Kim and I were also drawn to the Bluegrass channel, though after about half an hour it got a little annoying. The lyrics were fun, however, and I am always impressed by banjo musicianship. And I’ve also, thanks to Kim, become fond of some of the Country channels, perhaps as a relief from the soup of pop and rock that dominate Sirius. I confess that these country channels may be appealing because they seem to go with my new Jeep. Did I mention that it performs well off-road? I also spent ten good minutes in Margaritaville.
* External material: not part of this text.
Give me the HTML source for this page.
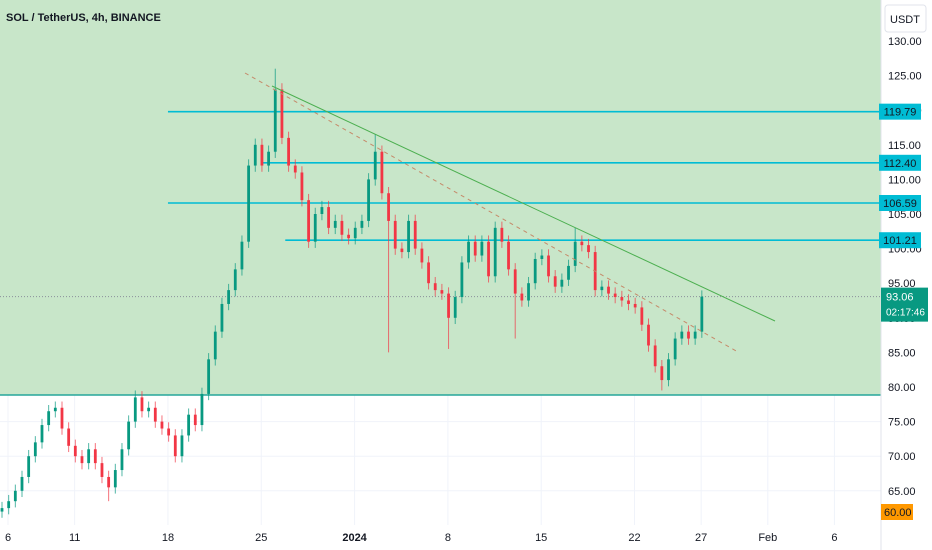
<!DOCTYPE html>
<html><head><meta charset="utf-8"><style>
body{margin:0;width:932px;height:550px;overflow:hidden;background:#fff;font-family:"Liberation Sans",sans-serif}
svg{display:block}
</style></head><body>
<svg id="chart" width="932" height="550">
<g id="grid"></g>
<rect x="0" y="0" width="881" height="395" fill="#c8e6c9"/>
<g id="grid2"></g>
<line x1="0" y1="395" x2="881" y2="395" stroke="#26a69a" stroke-width="1.5"/>
<g id="levels"></g>
<g id="candles"></g>
<g id="trend"></g>
<line x1="881" y1="0" x2="881" y2="550" stroke="#e0e3eb"/>
<g id="yaxis"></g>
<g id="xaxis"></g>
<text x="6" y="21" font-size="11" font-weight="bold" fill="#131722">SOL / TetherUS, 4h, BINANCE</text>
<rect x="885" y="5" width="41" height="27" rx="3" fill="#fff" stroke="#e0e3eb"/>
<text x="905" y="23" font-size="11" fill="#131722" text-anchor="middle">USDT</text>
</svg>
<script>
const closes=[62.5,63.5,65,67,70,72,74.5,76.5,77,74,71.5,70,69,71,69,67,65.5,68,71,75,78.5,76.5,77,75,74,73,70,73,76,74.5,79,84,88,92,94,97,101,112,115,112,114,123,116,112,111,107,101,105,106,103,104,102,101.5,103,104,110,114,108,104,100,99.5,104,100,98,95,94,93.5,90,93,98,101,99,101,96,103,101,97,93.5,92.5,95,98.5,99,96,94.5,95.5,97.5,101,100.5,99.5,94,94.5,93.5,93,92.5,92,91.5,89,86,83,81,84,87,88,87,88,93.06];
const openFirst=62;
const spikeIdx=[16,20,41,56,58,67,77,86,99];
const spikeHigh=[null,79.5,126,116.5,null,null,null,103,null];
const spikeLow=[63.5,null,null,null,85,85.5,87,null,79.5];
const yTicks=[130,125,120,115,110,105,100,95,90,85,80,75,70,65];
const xLabels=["6","11","18","25","2024","8","15","22","27","Feb","6"];
const xLabelDays=[0,5,12,19,26,33,40,47,52,57,62];
const levels=[119.79,112.40,106.59,101.21];
const levelStartDay=[12,19,12,20.8];
const lastPrice=93.06;

const NS="http://www.w3.org/2000/svg";
const y=v=>41+(130-v)*6.92;
const xDay=d=>8+d*13.33;
const xIdx=i=>xDay(i/2-0.45);
function mk(tag,attrs,parent){const e=document.createElementNS(NS,tag);for(const k in attrs)e.setAttribute(k,attrs[k]);parent.appendChild(e);return e;}
const grid=document.getElementById('grid');
yTicks.forEach(v=>{const l=mk('line',{x1:0,x2:881,y1:y(v),y2:y(v),stroke:'#f0f3fa'},grid);

});
xLabelDays.forEach(d=>{const l=mk('line',{x1:xDay(d),x2:xDay(d),y1:0,y2:525,stroke:'#f0f3fa'},grid);

});
const grid2=document.getElementById('grid2');
const pl=mk('line',{x1:0,x2:881,y1:y(lastPrice),y2:y(lastPrice),stroke:'#8a8f9a','stroke-dasharray':'1 2','stroke-width':1},grid2);


const lv=document.getElementById('levels');
levels.forEach((v,k)=>{const l=mk('line',{x1:xDay(levelStartDay[k]),x2:881,y1:y(v),y2:y(v),stroke:'#00bcd4','stroke-width':1.6},lv);

});
const cg=document.getElementById('candles');
closes.forEach((c,i)=>{const o=i?closes[i-1]:openFirst;const up=c>=o;const col=up?'#089981':'#f23645';
let hi=Math.max(o,c)+0.9,lo=Math.min(o,c)-0.9;const s=spikeIdx.indexOf(i);
if(s>=0){if(spikeHigh[s]!==null)hi=spikeHigh[s];if(spikeLow[s]!==null)lo=spikeLow[s];}
const x=xIdx(i);
const w=mk('line',{x1:x,x2:x,y1:y(hi),y2:y(lo),stroke:col,'stroke-width':1,opacity:0.7},cg);


const top=y(Math.max(o,c)),h=Math.max(1,Math.abs(y(o)-y(c)));
const b=mk('rect',{x:x-1.4,y:top,width:2.8,height:h,fill:col},cg);

});
const tg=document.getElementById('trend');
const t1=mk('line',{x1:272,y1:86,x2:775,y2:321,stroke:'#4caf50','stroke-width':1},tg);


const t2=mk('line',{x1:245,y1:73,x2:738,y2:352,stroke:'#c58a6a','stroke-width':1,'stroke-dasharray':'4 4'},tg);


const ya=document.getElementById('yaxis');
yTicks.forEach(v=>{const t=mk('text',{x:888,y:y(v)+4,'font-size':11,fill:'#131722'},ya);t.textContent=v.toFixed(2);

});
levels.forEach(v=>{const r=mk('rect',{x:879,y:y(v)-8,width:42,height:16,fill:'#00bcd4'},ya);


const t=mk('text',{x:900,y:y(v)+4,'font-size':11,fill:'#131722','text-anchor':'middle'},ya);t.textContent=v.toFixed(2);

});
const pr=mk('rect',{x:881,y:y(lastPrice)-9,width:47,height:34,fill:'#089981'},ya);


const pt=mk('text',{x:886,y:y(lastPrice)+4,'font-size':11,fill:'#fff'},ya);pt.textContent=lastPrice.toFixed(2);


const ct=mk('text',{x:886,y:y(lastPrice)+19,'font-size':10,fill:'#fff'},ya);ct.textContent='02:17:46';


const orr=mk('rect',{x:881,y:504,width:32,height:16,fill:'#ff9800'},ya);


const ot=mk('text',{x:884,y:516,'font-size':11,fill:'#131722'},ya);ot.textContent='60.00';


const xa=document.getElementById('xaxis');
xLabels.forEach((s,k)=>{const t=mk('text',{x:xDay(xLabelDays[k]),y:541,'font-size':11,fill:'#131722','text-anchor':'middle','font-weight':s==='2024'?'bold':'normal'},xa);t.textContent=s;

});
</script>
</body></html>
I have very little interest in the channels that feature people talking about sports teams. My indifference may be because we have moved away from Ann Arbor and Gainesville. I may resume my interest in sports when college football resumes, though for me it’s more about checking the scores than watching the games, and my interest certainly does not extend to hearing discussions of teams or games.
On one drive back from Traverse City I located a couple of comedy channels, and I heard a couple of good stand-up routines, and some of their jokes may appear, unacknowledged, in my blog. But all of that raucous behavior, sometimes crude, started to wear thin. And too much laughing. And the comedy channels have commercials – not funny!
So far, I have not found the poetry channel, or the one that features bird songs. These might involve something called “podcasts,” but I suspect the lease on my Jeep will expire before I figure out how to find and listen to them, and that’s ok, because they might distract me from my driving. And fortunately, I have not found one with political discussions – fortunately, because such a channel might lead me to deliberately drive off the road into one of our picturesque lakes.
After a couple of weeks of Sirius, I find myself channel surfing – a danger when I’m driving. Eventually, if I can find the right button, I go back to my old standby radio choice – the local NPR station. I think I drive better when that is on.
As a side effect, I find that Alexa is somewhat jealous of Sirius. More and more often she interjects herself into a conversation we are having in the dining room, perhaps to remind us that she is part of our family, and she resents this interloper in the car.